Grues and Clerihews

GRUE as a literary term refers to a comically sadistic and grisly little poem of four lines. Coined by Robert Louis Stevenson, the word comes from gruesome. Here is an example of a grue:

 

Daddy and his tidy spouse

Killed all the kiddies in the house.

Mommy said, when Daddy cried,

“Come on, let’s get the ones outside!”

 

These poems are often called “Little Willies” after the character who appears in many of them:

 

Willie poisoned father’s tea;

Father died in agony.

Mother looked extremely vexed;

“Really, Will,” she said, “what next?”

 

Henry Graham published a collection of grues called Ruthless Rhymes for Heartless Homes (1899) under the pseudonym Col. D. Streamer. Here are two of his offerings:

 

Father heard his children scream,

So he threw them in the stream,

Saying as he drowned the third,

“Children should be seen, not heard!”

 

 

Billy, in one of his nice new sashes,

Fell in the fire and was burned to ashes.
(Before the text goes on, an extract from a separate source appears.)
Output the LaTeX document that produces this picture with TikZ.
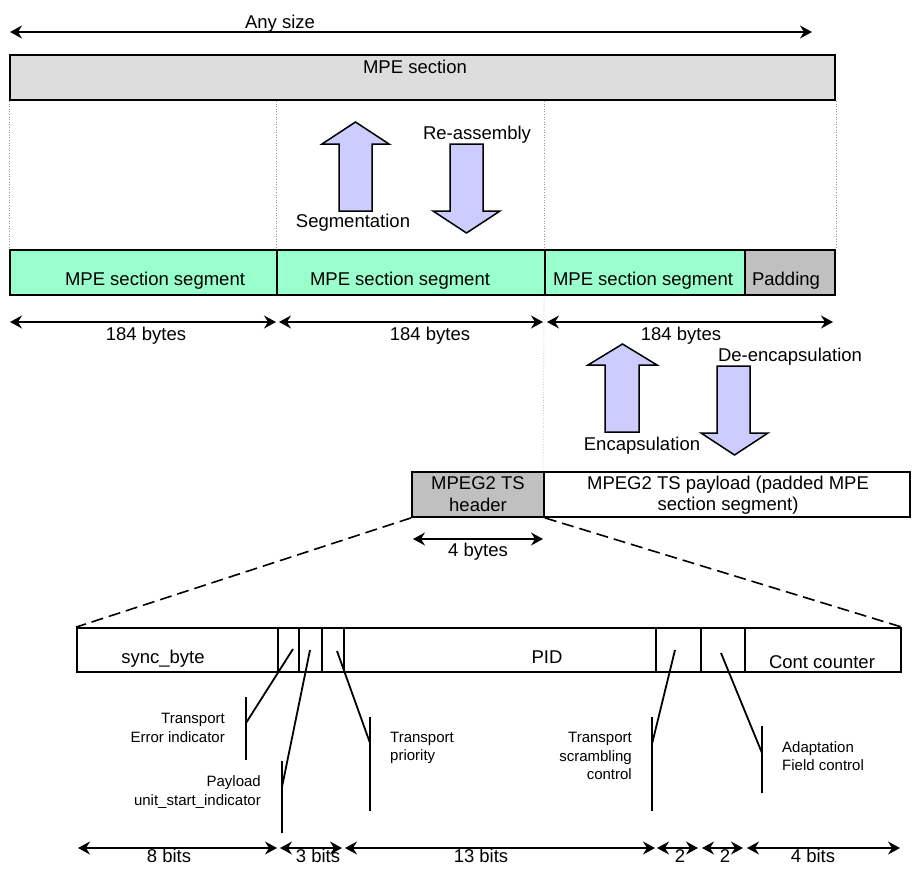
\documentclass[tikz,border=0pt]{standalone}
\usepackage{fontspec}
\setmainfont{Liberation Sans}
\usetikzlibrary{arrows.meta}
\definecolor{lav}{RGB}{204,204,255}
\definecolor{mint}{RGB}{153,255,204}
\definecolor{lgray}{RGB}{221,221,221}
\definecolor{mgray}{RGB}{192,192,192}
\begin{document}
\begin{tikzpicture}[x=1pt,y=-1pt,
  bigtxt/.style={font=\fontsize{18.5}{21}\selectfont, inner sep=0pt, text height=13pt, text depth=0pt},
  bigml/.style={font=\fontsize{18.5}{21.5}\selectfont, inner sep=0pt, align=center},
  smalltxt/.style={font=\fontsize{15}{18.5}\selectfont, inner sep=0pt},
  boxn/.style={draw=black, line width=1.8pt, inner sep=0pt, rectangle},
  dimline/.style={line width=1.3pt, {Stealth[length=12pt,width=13pt,inset=4pt]}-{Stealth[length=12pt,width=13pt,inset=4pt]}},
  guide/.style={draw=black!40, line width=0.6pt, dotted},
  bigarrow/.style={draw=black, line width=1.5pt, fill=lav, line join=miter},
  callout/.style={line width=1.8pt},
  dashline/.style={line width=1.6pt, dash pattern=on 12pt off 6pt},
]
\useasboundingbox (0,0) rectangle (913,868);

% ---------- top section ----------
\coordinate (as1) at (10,32);
\coordinate (as2) at (812,32);
\draw[dimline] (as1) -- (as2);
\node[bigtxt] (anysize) at (280,22) {Any size};

\node[boxn, fill=lgray, minimum width=825pt, minimum height=45pt] (mpe) at (422.5,77.5) {};
\node[bigtxt] (mpet) at (415,67) {MPE section};

% ---------- segments ----------
\node[boxn, fill=mint, minimum width=267pt, minimum height=45pt] (seg1) at (143.5,272.5) {};
\node[boxn, fill=mint, minimum width=268pt, minimum height=45pt] (seg2) at (411,272.5) {};
\node[boxn, fill=mint, minimum width=200pt, minimum height=45pt] (seg3) at (645,272.5) {};
\node[boxn, fill=mgray, minimum width=90pt, minimum height=45pt] (pad) at (790,272.5) {};
\node[bigtxt] (seg1t) at (155,279) {MPE section segment};
\node[bigtxt] (seg2t) at (400,279) {MPE section segment};
\node[bigtxt] (seg3t) at (643,279) {MPE section segment};
\node[bigtxt] (padt) at (786,279) {Padding};

% guides
\draw[guide] (mpe.south west) -- (seg1.north west);
\draw[guide] (mpe.south -| seg2.west) -- (seg2.north west);
\draw[guide] (mpe.south -| seg3.west) -- (seg3.north west);
\draw[guide] (mpe.south east) -- (pad.north east);

% segmentation / reassembly arrows
\draw[bigarrow] (339,211) -- (339,144) -- (322,144) -- (355.5,122) -- (389,144) -- (372,144) -- (372,211) -- cycle;
\draw[bigarrow] (450,144) -- (450,211) -- (433,211) -- (466.5,233) -- (500,211) -- (483,211) -- (483,144) -- cycle;
\node[bigtxt] (segm) at (353,221) {Segmentation};
\node[bigtxt] (reas) at (477,133) {Re-assembly};

% 184 bytes
\coordinate (b1a) at (10,322); \coordinate (b1b) at (276,322);
\coordinate (b2a) at (279,322); \coordinate (b2b) at (543,322);
\coordinate (b3a) at (547,322); \coordinate (b3b) at (833,322);
\draw[dimline] (b1a) -- (b1b);
\draw[dimline] (b2a) -- (b2b);
\draw[dimline] (b3a) -- (b3b);
\node[bigtxt] (b1t) at (146,334) {184 bytes};
\node[bigtxt] (b2t) at (430,334) {184 bytes};
\node[bigtxt] (b3t) at (681,334) {184 bytes};

% encapsulation arrows
\draw[bigarrow] (605,432) -- (605,365) -- (588,365) -- (622.5,344) -- (657,365) -- (639,365) -- (639,432) -- cycle;
\draw[bigarrow] (717,366) -- (717,433) -- (701,433) -- (734.5,455) -- (768,433) -- (750,433) -- (750,366) -- cycle;
\node[bigtxt] (enc) at (642,444) {Encapsulation};
\node[bigtxt] (dec) at (790,355) {De-encapsulation};

% ---------- MPEG2 TS packet ----------
\node[boxn, fill=mgray, minimum width=132pt, minimum height=45pt] (hdr) at (478,494.5) {};
\node[boxn, fill=white, minimum width=366pt, minimum height=45pt] (pay) at (727,494.5) {};
\node[bigml] (hdrt) at (478,494) {MPEG2 TS\\header};
\node[bigml] (payt) at (728,495) {MPEG2 TS payload (padded MPE\\section segment)};
\draw[guide] (seg3.south west) -- (pay.north west);

\coordinate (fb1) at (413,539); \coordinate (fb2) at (543,539);
\draw[dimline] (fb1) -- (fb2);
\node[bigtxt] (fbt) at (478,550) {4 bytes};

% ---------- header fields ----------
\node[boxn, minimum width=201pt, minimum height=44pt] (sync) at (177.5,650) {};
\node[boxn, minimum width=21pt, minimum height=44pt] (tei) at (288.5,650) {};
\node[boxn, minimum width=23pt, minimum height=44pt] (pusi) at (310.5,650) {};
\node[boxn, minimum width=22pt, minimum height=44pt] (tp) at (333,650) {};
\node[boxn, minimum width=312pt, minimum height=44pt] (pid) at (500,650) {};
\node[boxn, minimum width=45pt, minimum height=44pt] (tsc) at (678.5,650) {};
\node[boxn, minimum width=44pt, minimum height=44pt] (afc) at (723,650) {};
\node[boxn, minimum width=156pt, minimum height=44pt] (cc) at (823,650) {};
\node[bigtxt] (synct) at (163,657) {sync\_byte};
\node[bigtxt] (pidt) at (547,657) {PID};
\node[bigtxt] (cct) at (822,662) {Cont counter};

\draw[dashline] (hdr.south west) -- (sync.north west);
\draw[dashline] (hdr.south east) -- (cc.north east);

% callouts
\coordinate (c1a) at (293,649); \coordinate (c1b) at (246,723);
\coordinate (c1t) at (246,697); \coordinate (c1u) at (246,760);
\draw[callout] (c1a) -- (c1b); \draw[callout] (c1t) -- (c1u);
\node[smalltxt, anchor=east, align=right] (teil) at (225,728) {Transport\\Error indicator};

\coordinate (c2a) at (310,650); \coordinate (c2b) at (282,787);
\coordinate (c2t) at (282,761); \coordinate (c2u) at (282,833);
\draw[callout] (c2a) -- (c2b); \draw[callout] (c2t) -- (c2u);
\node[smalltxt, anchor=east, align=right] (pusil) at (261,792) {Payload\\unit\_start\_indicator};

\coordinate (c3a) at (337,651); \coordinate (c3b) at (370,743);
\coordinate (c3t) at (370,717); \coordinate (c3u) at (370,811);
\draw[callout] (c3a) -- (c3b); \draw[callout] (c3t) -- (c3u);
\node[smalltxt, anchor=west, align=left] (tpl) at (390,748) {Transport\\priority};

\coordinate (c4a) at (675,650); \coordinate (c4b) at (652,744);
\coordinate (c4t) at (652,717); \coordinate (c4u) at (652,811);
\draw[callout] (c4a) -- (c4b); \draw[callout] (c4t) -- (c4u);
\node[smalltxt, anchor=east, align=right] (tscl) at (632,756) {Transport\\scrambling\\control};

\coordinate (c5a) at (721,653); \coordinate (c5b) at (762,753);
\coordinate (c5t) at (762,726); \coordinate (c5u) at (762,793);
\draw[callout] (c5a) -- (c5b); \draw[callout] (c5t) -- (c5u);
\node[smalltxt, anchor=west, align=left] (afcl) at (782,756) {Adaptation\\Field control};

% bits
\coordinate (d1a) at (78,848);  \coordinate (d1b) at (277,848);
\coordinate (d2a) at (280,848); \coordinate (d2b) at (342,848);
\coordinate (d3a) at (345,848); \coordinate (d3b) at (655,848);
\coordinate (d4a) at (657,848); \coordinate (d4b) at (698,848);
\coordinate (d5a) at (702,848); \coordinate (d5b) at (743,848);
\coordinate (d6a) at (747,848); \coordinate (d6b) at (900,848);
\draw[dimline] (d1a) -- (d1b);
\draw[dimline] (d2a) -- (d2b);
\draw[dimline] (d3a) -- (d3b);
\draw[dimline] (d4a) -- (d4b);
\draw[dimline] (d5a) -- (d5b);
\draw[dimline] (d6a) -- (d6b);
\node[bigtxt] (d1t) at (169,856) {8 bits};
\node[bigtxt] (d2t) at (318,856) {3 bits};
\node[bigtxt] (d3t) at (481,856) {13 bits};
\node[bigtxt] (d4t) at (680,856) {2};
\node[bigtxt] (d5t) at (725,856) {2};
\node[bigtxt] (d6t) at (813,856) {4 bits};
\end{tikzpicture}
\end{document}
Now, although the room grows chilly,

I haven’t the heart to poke poor Billy.

 

For more on grues or “Little Willies,” go to RuthlessRhymes.com.

 

CLERIHEW is another type of four-line poem with a rhyme scheme, like most grues, of aabb. Invented by Edmund Clerihew Bentley (1875-1956), the clerihew is about an actual person whose name constitutes the first line. Unlike most grues, the clerihew has no set rhythm or meter:

 

Henry James

Came up with some pretty ridiculous names,

E.g., “Casper Good-

wood.”

 

 

James Joyce

Had an unusually loud voice;

Knightly knock eternally wood he make

Finnegans Wake

 

 

John Stuart Mill

By a mighty effort of will

Overcame his natural bonhomie

And wrote “Principles of Political Economy.”